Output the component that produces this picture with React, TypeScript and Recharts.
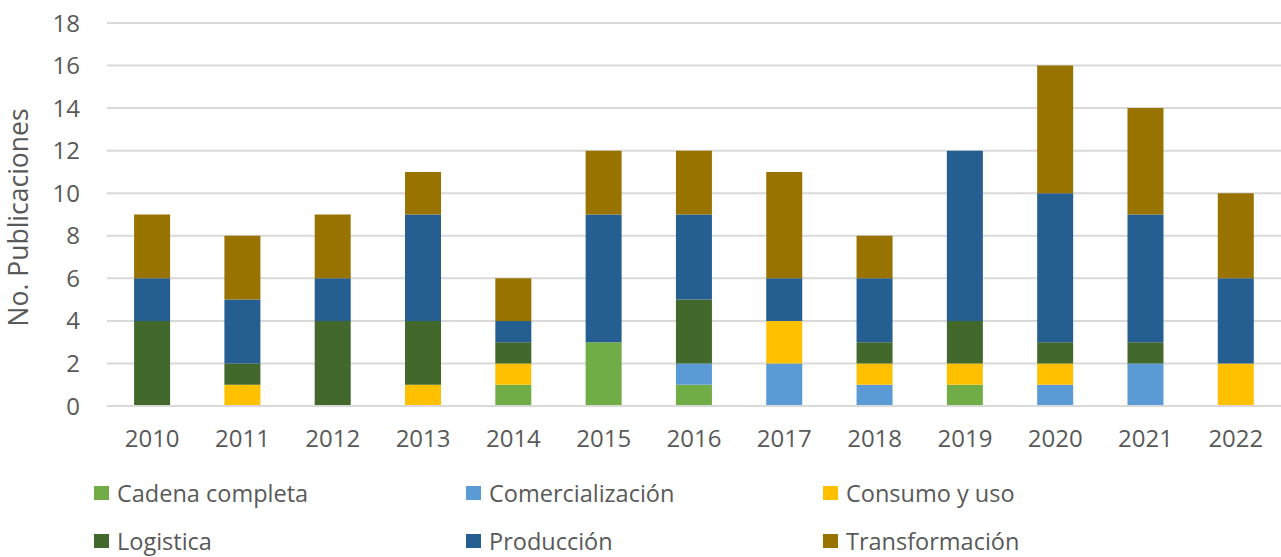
import React from 'react';
import { BarChart, Bar, XAxis, YAxis, CartesianGrid } from 'recharts';

const years = ['2010', '2011', '2012', '2013', '2014', '2015', '2016', '2017', '2018', '2019', '2020', '2021', '2022'];

const cadenaCompleta = [0, 0, 0, 0, 1, 3, 1, 0, 0, 1, 0, 0, 0];
const comercializacion = [0, 0, 0, 0, 0, 0, 1, 2, 1, 0, 1, 2, 0];
const consumoUso = [0, 1, 0, 1, 1, 0, 0, 2, 1, 1, 1, 0, 2];
const logistica = [4, 1, 4, 3, 1, 0, 3, 0, 1, 2, 1, 1, 0];
const produccion = [2, 3, 2, 5, 1, 6, 4, 2, 3, 8, 7, 6, 4];
const transformacion = [3, 3, 3, 2, 2, 3, 3, 5, 2, 0, 6, 5, 4];

const yTicks = [0, 2, 4, 6, 8, 10, 12, 14, 16, 18];

const series = [
  { key: 'cadena', name: 'Cadena completa', color: '#70AD47', values: cadenaCompleta },
  { key: 'comercial', name: 'Comercialización', color: '#5B9BD5', values: comercializacion },
  { key: 'consumo', name: 'Consumo y uso', color: '#FFC000', values: consumoUso },
  { key: 'logistica', name: 'Logistica', color: '#43682B', values: logistica },
  { key: 'produccion', name: 'Producción', color: '#255E91', values: produccion },
  { key: 'transformacion', name: 'Transformación', color: '#997300', values: transformacion },
];

const data = years.map((year, i) => {
  const row: Record<string, string | number> = { year };
  series.forEach((s) => {
    row[s.key] = s.values[i];
  });
  return row;
});

const FONT = '"Open Sans", sans-serif';
const TEXT = '#595959';

// legend: x of each column's square, y centre of each row
const legendCols = [94, 466, 823];
const legendRows = [493, 541];

const ChartLegend = () => (
  <>
    {series.map((s, i) => {
      const col = i % 3;
      const row = Math.floor(i / 3);
      return (
        <div
          key={s.key}
          style={{
            position: 'absolute',
            left: legendCols[col],
            top: legendRows[row] - 16,
            height: 32,
            display: 'flex',
            alignItems: 'center',
            fontFamily: FONT,
            fontSize: 23.5,
            color: TEXT,
            whiteSpace: 'nowrap',
          }}
        >
          <span style={{ display: 'inline-block', width: 15, height: 14, background: s.color, marginRight: 8 }} />
          {s.name}
        </div>
      );
    })}
  </>
);

export default function App() {
  return (
    <div style={{ position: 'absolute', left: 0, top: 0, width: 1281, height: 557, background: '#fff' }}>
      <BarChart
        width={1281}
        height={557}
        data={data}
        margin={{ top: 23, right: 0, left: 27, bottom: 91 }}
        barCategoryGap="30%"
      >
        <CartesianGrid vertical={false} stroke="#d9d9d9" strokeWidth={2} />
        <XAxis
          dataKey="year"
          axisLine={{ stroke: '#d9d9d9', strokeWidth: 2 }}
          tickLine={false}
          tickSize={0}
          tickMargin={24}
          interval={0}
          height={60}
          tick={{ fill: TEXT, fontSize: 24, fontFamily: FONT }}
        />
        <YAxis
          width={80}
          domain={[0, 18]}
          ticks={yTicks}
          interval={0}
          axisLine={false}
          tickLine={false}
          tickSize={0}
          tickMargin={27}
          tick={{ fill: TEXT, fontSize: 24, fontFamily: FONT }}
          label={{
            value: 'No. Publicaciones',
            angle: -90,
            position: 'insideLeft',
            dx: -13,
            dy: 112,
            style: { fill: TEXT, fontSize: 26.5, fontFamily: FONT },
          }}
        />
        {series.map((s) => (
          <Bar key={s.key} dataKey={s.key} name={s.name} stackId="a" fill={s.color} isAnimationActive={false} />
        ))}
      </BarChart>
      <ChartLegend />
    </div>
  );
}
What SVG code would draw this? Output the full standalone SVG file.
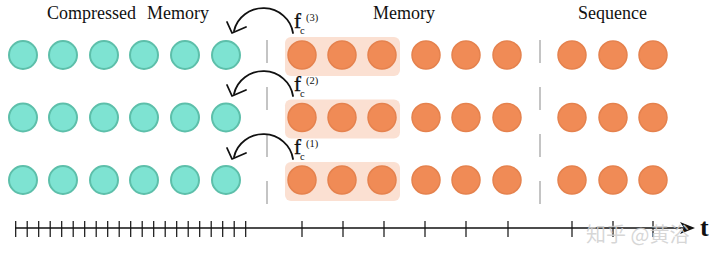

********

Pictures stay out. Repeat only the lines from the beginning of the data through the line that has "const legendRows = [493, 541];".

Output the component that produces this picture with React, TypeScript and Recharts.
import React from 'react';
import { BarChart, Bar, XAxis, YAxis, CartesianGrid } from 'recharts';

const years = ['2010', '2011', '2012', '2013', '2014', '2015', '2016', '2017', '2018', '2019', '2020', '2021', '2022'];

const cadenaCompleta = [0, 0, 0, 0, 1, 3, 1, 0, 0, 1, 0, 0, 0];
const comercializacion = [0, 0, 0, 0, 0, 0, 1, 2, 1, 0, 1, 2, 0];
const consumoUso = [0, 1, 0, 1, 1, 0, 0, 2, 1, 1, 1, 0, 2];
const logistica = [4, 1, 4, 3, 1, 0, 3, 0, 1, 2, 1, 1, 0];
const produccion = [2, 3, 2, 5, 1, 6, 4, 2, 3, 8, 7, 6, 4];
const transformacion = [3, 3, 3, 2, 2, 3, 3, 5, 2, 0, 6, 5, 4];

const yTicks = [0, 2, 4, 6, 8, 10, 12, 14, 16, 18];

const series = [
  { key: 'cadena', name: 'Cadena completa', color: '#70AD47', values: cadenaCompleta },
  { key: 'comercial', name: 'Comercialización', color: '#5B9BD5', values: comercializacion },
  { key: 'consumo', name: 'Consumo y uso', color: '#FFC000', values: consumoUso },
  { key: 'logistica', name: 'Logistica', color: '#43682B', values: logistica },
  { key: 'produccion', name: 'Producción', color: '#255E91', values: produccion },
  { key: 'transformacion', name: 'Transformación', color: '#997300', values: transformacion },
];

const data = years.map((year, i) => {
  const row: Record<string, string | number> = { year };
  series.forEach((s) => {
    row[s.key] = s.values[i];
  });
  return row;
});

const FONT = '"Open Sans", sans-serif';
const TEXT = '#595959';

// legend: x of each column's square, y centre of each row
const legendCols = [94, 466, 823];
const legendRows = [493, 541];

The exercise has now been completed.